Chinese snooker player

Long Zehuang (龙泽煌; born 28 December 1996) is a Chinese snooker player. He achieved a place on the World Snooker Tour starting from the 2023–24 snooker season.

==Career==
Before becoming a professional snooker player, Long won the 2015 WPA World Nine-ball Junior Championship when he was 18 years old.

Long played at the 2018 Haining Open, beating Liu Hongyu before losing to Cai Jianzhong.

He came close to qualifying for the Snooker World Tour in June 2019 but lost the final match in the final round of Q school to Barry Pinches.

He won a place on the 2023-24 World Snooker Tour by qualifying from the CBSA qualifying events held in Beijing in April 2023. His place was earned with a victory over former professional Chen Feilong in the final qualifying round

===2023/24===
Long made his debut in a professional draw at the
2023 Championship League held at the Morningside Arena in Leicester, England from 26 June 2023. He made an auspicious start, going unbeaten in the round-robin group. He earned a credible draw against Jackson Page, before defeating world number 12 Ali Carter, and young Welshman Ryan Davies, to top the group and progress to the next stage. In the second round-robin he went undefeated, drawing with Sam Craigie, Jak Jones and Michael White. He secured a place at the latter stages of the World Open, winning 5-4 against Thepchaiya Un-Nooh. In the first round of qualifying for the 2024 World Snooker Championship he defeated Sydney Wilson 10-1.

===2024/25===
He won all three of his matches in the group stage at the 2024 Championship League in Leicester in June 2024. He then also topped his round-robin group that included Shaun Murphy and Hossein Vafaei in the second stage, to reach the last eight of a ranking tournament for the first time. In July 2024, he defeated former world champion Mark Selby before later reaching the semi final of the 2024 Wuhan Open with wins over Ben Woollaston and Jack Lisowski. At the 2024 English Open in Brentwood in September 2024 he reached the last-64 where he was defeated by Mark Allen. He reached the last 64 at the 2024 Northern Ireland Open. He was defeated 10-8 by Zhao Xintong in qualifying for the 2025 World Championship.

===2025/26===
He started the 2025-26 season in June 2025 in the qualifying round for the Wuhan Open with a 5-3 defeat to Welshman Dylan Emery before beating Thepchaiya Un-Nooh in a deciding frame in the qualifier for the 2025 British Open completing a clearance under pressure from 51-5 down in the final frame.

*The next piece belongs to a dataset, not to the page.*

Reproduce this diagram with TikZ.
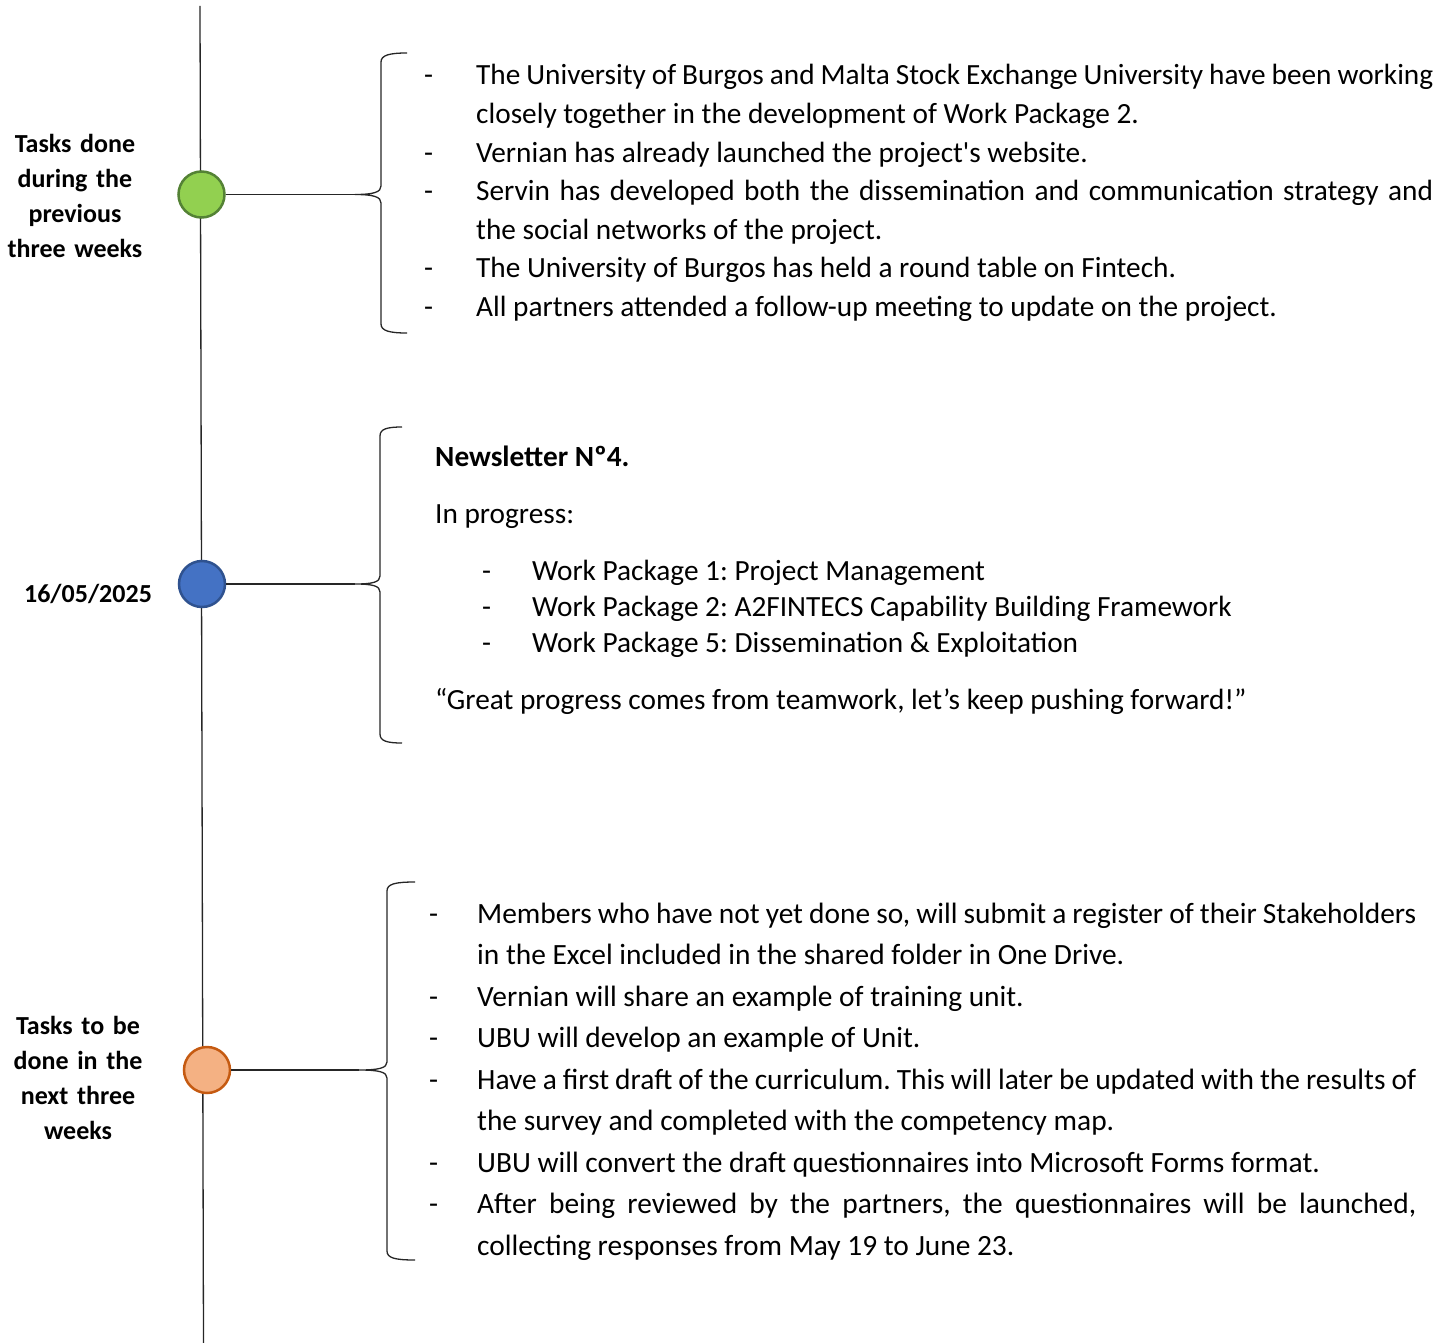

He was drawn in the round-robin stage of the 2025 Championship League against Lei Peifan, Mateusz Baranowski and English amateur Ryan Davies, finishing second in the group.

In November, he reached the last-32 at the 2025 UK Championship with an upset 6-1 win over Aaron Hill and a 6-5 win over Louis Heathcote. At the main stages in York, he was defeated by defending world champion Zhao Xintong. He reached the third round of qualifying for the 2026 World Snooker Championship with a 10-2 win over Fergal Quinn, but was defeated 10-8 by compatriot He Guoqiang.

===2026/27===
In September, he reached the last-16 of the 2026 British Open.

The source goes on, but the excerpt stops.